Pets are popular in Illinois. More than six out of 10 American households have at least one pet. Given that popularity, it is no surprise then that pet custody has become an increasingly common family law issue. In fact, according to the American Academy of Matrimonial Lawyers, pet-custody disputes have made into courtrooms with increasing frequency in recent years.
Sometimes, the dispute is sincere. Both sides view the pet as a member of the family. In other cases, the dispute is strategic. In those instances, one partner knows that the other partner cares deeply about the pet. The one partner will use the other partner's deep attachment as a bargaining chip during divorce negotiations.
The easiest way to stop a pet from becoming a bargaining chip is through a pre- or post-nuptial agreement.

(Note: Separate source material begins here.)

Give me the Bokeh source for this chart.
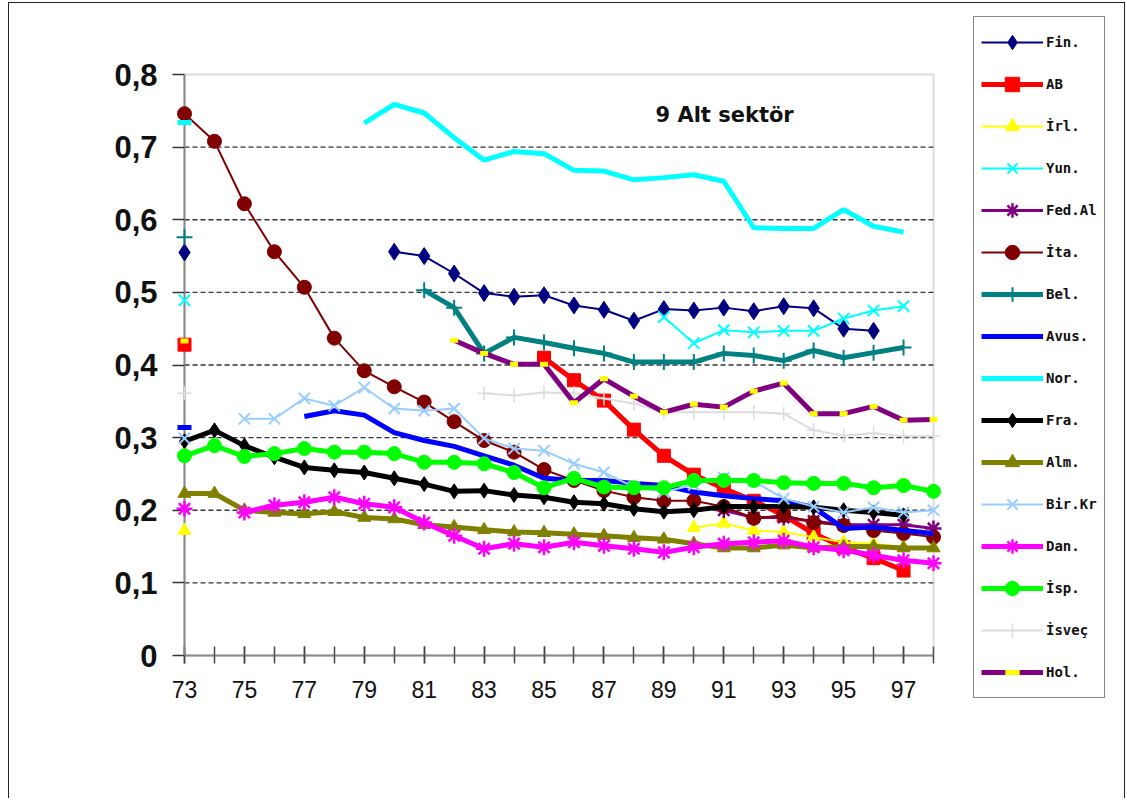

That agreement can spell out exactly what will happen if a relationship does not last, including who gets the pet.
If it is too late for that, and the couple cannot reach an agreement on their own, then Illinoisans may need to have a judge decide for them. In that event, the judge likely will ask three questions: (1) whose pet is it; (2) who cares for the pet; and (3) who will the children live with?

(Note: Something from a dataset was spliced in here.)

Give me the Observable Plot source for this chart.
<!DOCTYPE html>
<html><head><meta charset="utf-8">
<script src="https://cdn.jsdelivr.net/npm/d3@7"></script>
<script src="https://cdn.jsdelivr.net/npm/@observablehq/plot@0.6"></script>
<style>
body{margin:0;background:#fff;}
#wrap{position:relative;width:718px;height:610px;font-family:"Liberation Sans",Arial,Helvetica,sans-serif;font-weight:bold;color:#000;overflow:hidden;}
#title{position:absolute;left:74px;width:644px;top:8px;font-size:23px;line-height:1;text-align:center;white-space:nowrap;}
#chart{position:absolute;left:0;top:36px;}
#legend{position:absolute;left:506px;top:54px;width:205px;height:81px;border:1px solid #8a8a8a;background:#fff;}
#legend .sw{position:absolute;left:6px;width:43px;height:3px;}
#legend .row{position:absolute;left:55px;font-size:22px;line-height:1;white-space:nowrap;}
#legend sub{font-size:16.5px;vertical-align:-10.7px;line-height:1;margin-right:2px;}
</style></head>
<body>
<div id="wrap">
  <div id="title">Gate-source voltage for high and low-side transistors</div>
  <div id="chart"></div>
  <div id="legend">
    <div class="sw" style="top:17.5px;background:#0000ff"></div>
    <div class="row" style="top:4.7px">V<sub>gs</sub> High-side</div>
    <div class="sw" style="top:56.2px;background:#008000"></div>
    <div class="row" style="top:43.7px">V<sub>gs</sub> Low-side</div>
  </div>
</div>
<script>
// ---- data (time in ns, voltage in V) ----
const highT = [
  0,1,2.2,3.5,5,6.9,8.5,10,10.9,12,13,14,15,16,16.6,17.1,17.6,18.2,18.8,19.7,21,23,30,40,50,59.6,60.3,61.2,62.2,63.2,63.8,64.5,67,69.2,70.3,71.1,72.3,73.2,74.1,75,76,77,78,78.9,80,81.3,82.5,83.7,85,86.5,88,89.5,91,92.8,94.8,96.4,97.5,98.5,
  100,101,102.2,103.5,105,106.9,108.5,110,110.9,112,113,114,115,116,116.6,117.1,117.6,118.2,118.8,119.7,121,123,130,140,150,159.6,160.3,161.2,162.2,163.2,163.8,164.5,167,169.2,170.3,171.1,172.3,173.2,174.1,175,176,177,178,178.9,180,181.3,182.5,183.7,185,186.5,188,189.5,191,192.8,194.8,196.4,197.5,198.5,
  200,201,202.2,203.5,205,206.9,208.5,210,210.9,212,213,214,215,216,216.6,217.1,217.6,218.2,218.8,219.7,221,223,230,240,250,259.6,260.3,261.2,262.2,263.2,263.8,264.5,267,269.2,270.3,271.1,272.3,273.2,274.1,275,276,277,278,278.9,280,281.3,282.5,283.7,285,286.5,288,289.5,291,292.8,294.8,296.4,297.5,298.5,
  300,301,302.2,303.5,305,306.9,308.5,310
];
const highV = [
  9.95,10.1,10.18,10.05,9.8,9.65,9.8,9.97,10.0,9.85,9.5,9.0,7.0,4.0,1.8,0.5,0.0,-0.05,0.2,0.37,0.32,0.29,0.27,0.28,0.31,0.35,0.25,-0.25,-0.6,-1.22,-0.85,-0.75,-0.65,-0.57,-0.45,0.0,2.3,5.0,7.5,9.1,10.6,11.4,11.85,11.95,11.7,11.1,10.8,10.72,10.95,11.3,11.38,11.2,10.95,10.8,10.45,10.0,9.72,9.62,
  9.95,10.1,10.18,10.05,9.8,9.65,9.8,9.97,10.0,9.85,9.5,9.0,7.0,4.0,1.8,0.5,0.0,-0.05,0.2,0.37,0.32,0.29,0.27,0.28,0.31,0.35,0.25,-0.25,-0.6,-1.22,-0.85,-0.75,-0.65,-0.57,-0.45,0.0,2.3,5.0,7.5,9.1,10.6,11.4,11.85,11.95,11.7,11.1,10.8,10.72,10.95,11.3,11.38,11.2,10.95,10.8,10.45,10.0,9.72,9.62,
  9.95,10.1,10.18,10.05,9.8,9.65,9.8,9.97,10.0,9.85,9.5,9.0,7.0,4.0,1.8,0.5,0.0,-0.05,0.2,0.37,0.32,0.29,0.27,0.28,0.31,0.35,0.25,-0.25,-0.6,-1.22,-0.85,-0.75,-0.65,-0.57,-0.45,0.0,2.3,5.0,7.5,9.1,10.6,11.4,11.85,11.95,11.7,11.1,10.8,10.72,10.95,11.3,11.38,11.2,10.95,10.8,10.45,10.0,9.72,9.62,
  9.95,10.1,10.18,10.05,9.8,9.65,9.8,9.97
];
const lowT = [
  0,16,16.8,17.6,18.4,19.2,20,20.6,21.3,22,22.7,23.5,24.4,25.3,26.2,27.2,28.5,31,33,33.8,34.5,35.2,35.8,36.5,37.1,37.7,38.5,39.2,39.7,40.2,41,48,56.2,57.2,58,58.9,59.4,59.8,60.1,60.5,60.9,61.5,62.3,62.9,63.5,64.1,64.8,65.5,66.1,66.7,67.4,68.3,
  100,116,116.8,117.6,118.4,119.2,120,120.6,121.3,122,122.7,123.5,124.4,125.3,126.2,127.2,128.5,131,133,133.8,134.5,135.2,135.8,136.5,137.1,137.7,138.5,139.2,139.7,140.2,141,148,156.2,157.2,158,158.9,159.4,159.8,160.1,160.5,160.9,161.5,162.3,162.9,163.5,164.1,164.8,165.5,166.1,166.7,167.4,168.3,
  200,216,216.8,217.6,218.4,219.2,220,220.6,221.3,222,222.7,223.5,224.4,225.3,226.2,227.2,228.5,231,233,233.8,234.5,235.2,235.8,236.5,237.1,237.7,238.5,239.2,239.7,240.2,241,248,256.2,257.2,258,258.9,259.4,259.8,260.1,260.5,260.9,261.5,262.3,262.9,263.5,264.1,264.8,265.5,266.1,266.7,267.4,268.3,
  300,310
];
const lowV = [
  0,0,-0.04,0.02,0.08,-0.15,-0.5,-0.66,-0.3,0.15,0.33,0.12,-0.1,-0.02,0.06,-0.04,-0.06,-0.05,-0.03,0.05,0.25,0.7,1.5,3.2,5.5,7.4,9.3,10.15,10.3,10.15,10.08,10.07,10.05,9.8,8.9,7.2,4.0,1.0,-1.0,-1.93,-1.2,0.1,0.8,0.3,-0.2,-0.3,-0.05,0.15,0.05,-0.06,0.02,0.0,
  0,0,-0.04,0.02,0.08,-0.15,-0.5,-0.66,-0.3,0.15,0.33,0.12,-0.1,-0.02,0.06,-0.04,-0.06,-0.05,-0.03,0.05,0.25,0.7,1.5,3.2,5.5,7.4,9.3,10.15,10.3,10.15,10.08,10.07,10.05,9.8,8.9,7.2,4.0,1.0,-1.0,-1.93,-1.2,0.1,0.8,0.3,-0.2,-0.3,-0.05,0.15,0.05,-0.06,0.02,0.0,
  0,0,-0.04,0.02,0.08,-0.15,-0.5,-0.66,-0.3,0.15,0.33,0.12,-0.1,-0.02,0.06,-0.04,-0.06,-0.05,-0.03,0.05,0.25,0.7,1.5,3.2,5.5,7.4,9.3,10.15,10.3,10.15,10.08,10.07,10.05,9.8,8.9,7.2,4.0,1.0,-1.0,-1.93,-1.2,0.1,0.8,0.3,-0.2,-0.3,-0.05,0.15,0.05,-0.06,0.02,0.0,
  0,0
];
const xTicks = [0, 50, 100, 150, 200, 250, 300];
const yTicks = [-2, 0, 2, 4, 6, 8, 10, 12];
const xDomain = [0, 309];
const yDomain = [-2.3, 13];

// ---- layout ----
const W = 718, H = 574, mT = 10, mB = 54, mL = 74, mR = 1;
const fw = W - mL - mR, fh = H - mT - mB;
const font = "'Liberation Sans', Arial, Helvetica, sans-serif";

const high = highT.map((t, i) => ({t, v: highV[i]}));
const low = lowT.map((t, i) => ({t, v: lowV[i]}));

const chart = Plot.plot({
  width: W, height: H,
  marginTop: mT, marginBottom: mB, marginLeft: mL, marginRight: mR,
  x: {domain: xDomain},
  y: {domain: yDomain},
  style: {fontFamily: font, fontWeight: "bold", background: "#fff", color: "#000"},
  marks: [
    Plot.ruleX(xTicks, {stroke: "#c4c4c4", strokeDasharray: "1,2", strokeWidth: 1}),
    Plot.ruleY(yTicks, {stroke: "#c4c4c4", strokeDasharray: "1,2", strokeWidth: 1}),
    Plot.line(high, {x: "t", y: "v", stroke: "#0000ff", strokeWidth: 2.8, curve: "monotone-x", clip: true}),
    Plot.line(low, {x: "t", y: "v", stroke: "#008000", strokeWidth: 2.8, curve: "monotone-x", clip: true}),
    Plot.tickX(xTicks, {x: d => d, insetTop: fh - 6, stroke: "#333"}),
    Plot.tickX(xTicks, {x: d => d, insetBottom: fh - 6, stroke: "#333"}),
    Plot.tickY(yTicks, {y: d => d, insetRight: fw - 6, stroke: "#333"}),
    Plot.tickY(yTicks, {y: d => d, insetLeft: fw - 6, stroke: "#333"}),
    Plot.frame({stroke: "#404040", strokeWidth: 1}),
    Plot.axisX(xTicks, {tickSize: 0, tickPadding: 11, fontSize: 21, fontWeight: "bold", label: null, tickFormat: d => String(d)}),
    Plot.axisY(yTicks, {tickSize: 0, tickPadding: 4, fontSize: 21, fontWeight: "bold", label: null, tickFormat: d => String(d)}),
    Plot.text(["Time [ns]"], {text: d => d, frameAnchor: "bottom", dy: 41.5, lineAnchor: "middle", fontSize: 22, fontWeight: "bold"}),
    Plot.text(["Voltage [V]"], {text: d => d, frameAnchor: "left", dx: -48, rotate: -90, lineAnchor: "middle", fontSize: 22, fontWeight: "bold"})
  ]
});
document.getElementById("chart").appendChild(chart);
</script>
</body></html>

The first question is straightforward. If one partner had the pet before the relationship, they are likely to keep it once the relationship has ended.

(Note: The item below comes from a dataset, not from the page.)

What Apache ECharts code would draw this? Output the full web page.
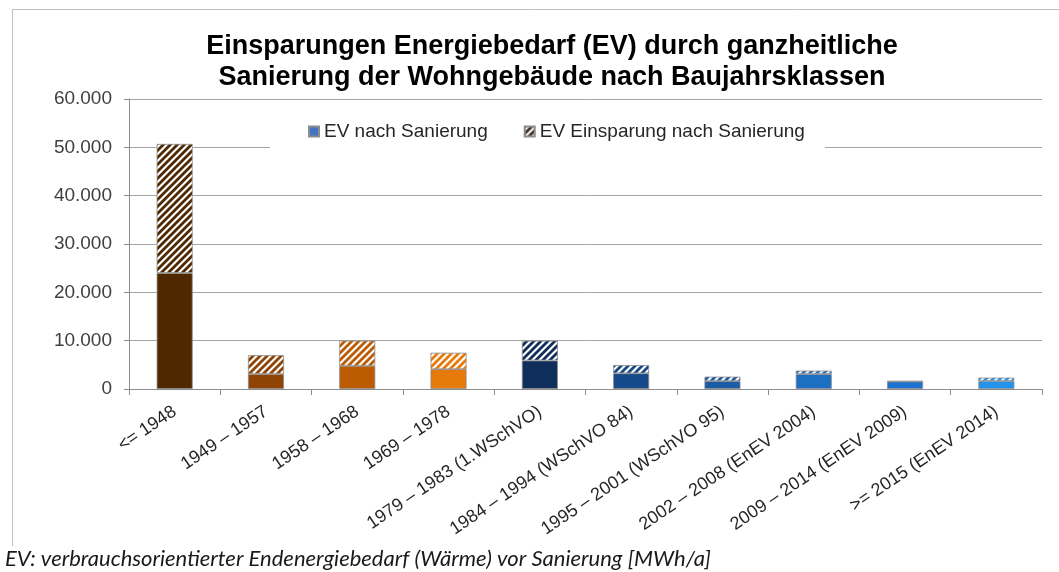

The second question is less clear-cut because it can be hard to show who cared more for the pet. Fortunately, the signature on receipts can confirm who bought the pet's food and supplies. Meanwhile, neighbors can attest who exercised the pet.
Finally, the third question about who has custody of the children is child-centric. Often, it is best for the family pet to reside with the kids.
Illinoisans should think about the answers to these questions before they decide to turn the issue over to a judge. Those answers may help inform whether to take the case forward.